Among all the sights and smells of the Florida State fair, one may argue that the most iconic factor that keeps patrons coming back year after year is the food. From footlong corn dogs to bacon on a stick, to just about fried everything, the fair is one of the only places where customers can partake in some of the most interesting, albeit questionable unhealthy meals.

One of the more recognizable delicacies available are fried Oreos, a classic food item for any fair loving customer to enjoy. Each cookie is deep fried in dough and topped with powdered sugar, offering a sweet chocolaty crunch with each bite. It is recommended to eat them while they’re still warm, because if the cookies are left out too long the fried dough outside of each of them get to be a little too hard and distract from the overall taste, but when eaten fresh they taste delicious.
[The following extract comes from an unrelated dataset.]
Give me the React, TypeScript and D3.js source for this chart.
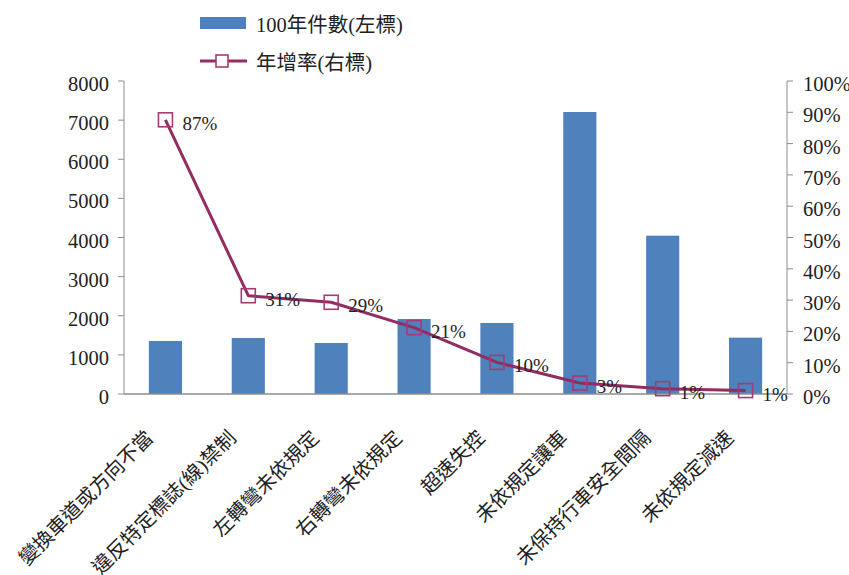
import React from "react";
import * as d3 from "d3";

const categories = [
  "變換車道或方向不當",
  "違反特定標誌(線)禁制",
  "左轉彎未依規定",
  "右轉彎未依規定",
  "超速失控",
  "未依規定讓車",
  "未保持行車安全間隔",
  "未依規定減速",
];
const counts = [1355, 1432, 1304, 1917, 1815, 7207, 4046, 1440];
const rates = [0.876, 0.314, 0.293, 0.212, 0.101, 0.035, 0.017, 0.011];
const rateLabels = ["87%", "31%", "29%", "21%", "10%", "3%", "1%", "1%"];
const leftTicks = [0, 1000, 2000, 3000, 4000, 5000, 6000, 7000, 8000];
const rightTicks = [0, 0.1, 0.2, 0.3, 0.4, 0.5, 0.6, 0.7, 0.8, 0.9, 1.0];
const legendBar = "100年件數(左標)";
const legendLine = "年增率(右標)";

const W = 849;
const H = 575;
const plotLeft = 124;
const plotRight = 787;
const plotTop = 81;
const plotBottom = 394;

const FONT = "'Liberation Serif', 'Noto Sans CJK TC', serif";
const BAR = "#4F81BD";
const LINE = "#922C61";
const MARK = "#A33C74";
const AXIS = "#8C8C8C";

export default function App() {
  const x = d3
    .scaleBand<number>()
    .domain(d3.range(categories.length))
    .range([plotLeft, plotRight])
    .paddingInner(0.6)
    .paddingOuter(0.3);
  const step = (plotRight - plotLeft) / categories.length;
  const cx = (i: number) => plotLeft + step * (i + 0.5);
  const yL = d3.scaleLinear().domain([0, 8000]).range([plotBottom, plotTop]);
  const yR = d3.scaleLinear().domain([0, 1]).range([plotBottom, plotTop]);

  const line = d3
    .line<number>()
    .x((_, i) => cx(i))
    .y((d) => yR(d))
    .curve(d3.curveLinear);

  const pct = d3.format(".0%");

  return (
    <svg
      width={W}
      height={H}
      style={{ position: "absolute", left: 0, top: 0, display: "block", background: "#fff" }}
      fontFamily={FONT}
    >
      {/* legend */}
      <rect x={200} y={17} width={46} height={12} fill={BAR} />
      <text x={256} y={32} fontSize={20.5} fill="#222">
        {legendBar}
      </text>
      <line x1={200} x2={247} y1={61} y2={61} stroke={LINE} strokeWidth={3} />
      <rect x={216} y={55} width={12} height={12} fill="#fff" stroke={MARK} strokeWidth={1.6} />
      <text x={256} y={70} fontSize={20.5} fill="#222">
        {legendLine}
      </text>

      {/* bars */}
      {counts.map((v, i) => (
        <rect
          key={"b" + i}
          x={x(i)}
          y={yL(v)}
          width={x.bandwidth()}
          height={plotBottom - yL(v)}
          fill={BAR}
        />
      ))}

      {/* axes */}
      <line x1={plotLeft} x2={plotLeft} y1={plotTop} y2={plotBottom} stroke={AXIS} strokeWidth={1} />
      <line x1={plotRight} x2={plotRight} y1={plotTop} y2={plotBottom} stroke={AXIS} strokeWidth={1} />
      <line x1={plotLeft} x2={plotRight} y1={plotBottom} y2={plotBottom} stroke={AXIS} strokeWidth={1.5} />
      {leftTicks.map((t) => (
        <g key={"l" + t}>
          <line x1={plotLeft - 6} x2={plotLeft} y1={yL(t)} y2={yL(t)} stroke={AXIS} />
          <text x={109} y={yL(t) + 10} fontSize={20.5} textAnchor="end" fill="#222">
            {t}
          </text>
        </g>
      ))}
      {rightTicks.map((t) => (
        <g key={"r" + t}>
          <line x1={plotRight} x2={plotRight + 6} y1={yR(t)} y2={yR(t)} stroke={AXIS} />
          <text x={803} y={yR(t) + 10} fontSize={20.5} textAnchor="start" fill="#222">
            {pct(t)}
          </text>
        </g>
      ))}

      {/* line */}
      <path d={line(rates) || ""} fill="none" stroke={LINE} strokeWidth={3} strokeLinejoin="round" />
      {rates.map((v, i) => (
        <rect
          key={"m" + i}
          x={cx(i) - 7}
          y={yR(v) - 7}
          width={14}
          height={14}
          fill="none"
          stroke={MARK}
          strokeWidth={1.6}
        />
      ))}
      {rates.map((v, i) => (
        <text key={"t" + i} x={cx(i) + 17} y={yR(v) + 10} fontSize={19} fill="#222">
          {rateLabels[i]}
        </text>
      ))}

      {/* x labels */}
      {categories.map((c, i) => (
        <text
          key={"x" + i}
          transform={`translate(${cx(i) - 11},${plotBottom + 45}) rotate(-45)`}
          fontSize={20}
          textAnchor="end"
          fill="#222"
        >
          {c}
        </text>
      ))}
    </svg>
  );
}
But the fried fun doesn’t stop there, there’s a plethora of fried goodies to enjoy such as candy bars, pickles, uncrustables, Pepsi and even strawberry Pop Tarts. Each fried item has a similar issue to the Oreos, but overall the fried dough works well with some items and not so much for others. For example, for fried Pop Tarts, the taste of the dough seemed to over power the taste of the pastry inside, making it taste like eating a flavored funnel cake at times.

Another slight issue, especially with any fried sweet treat is the addition of powdered, sugar, for while it does add a hearty dose of sweetness to whichever pastry being eaten, it ultimately gets everywhere if not eaten with caution, resulting in a large powdery mess that can be difficult to clean up. If  someone is considering taking any food on the go, the powdered sugar has a large potential to make an even larger mess all over the seats of someone’s car, so proceed with caution.

Overall, the quality of the food does range from item to item, but all the unique and outlandish food items have become such an integral part of the entire fair-going experience that the experience alone is worth the price.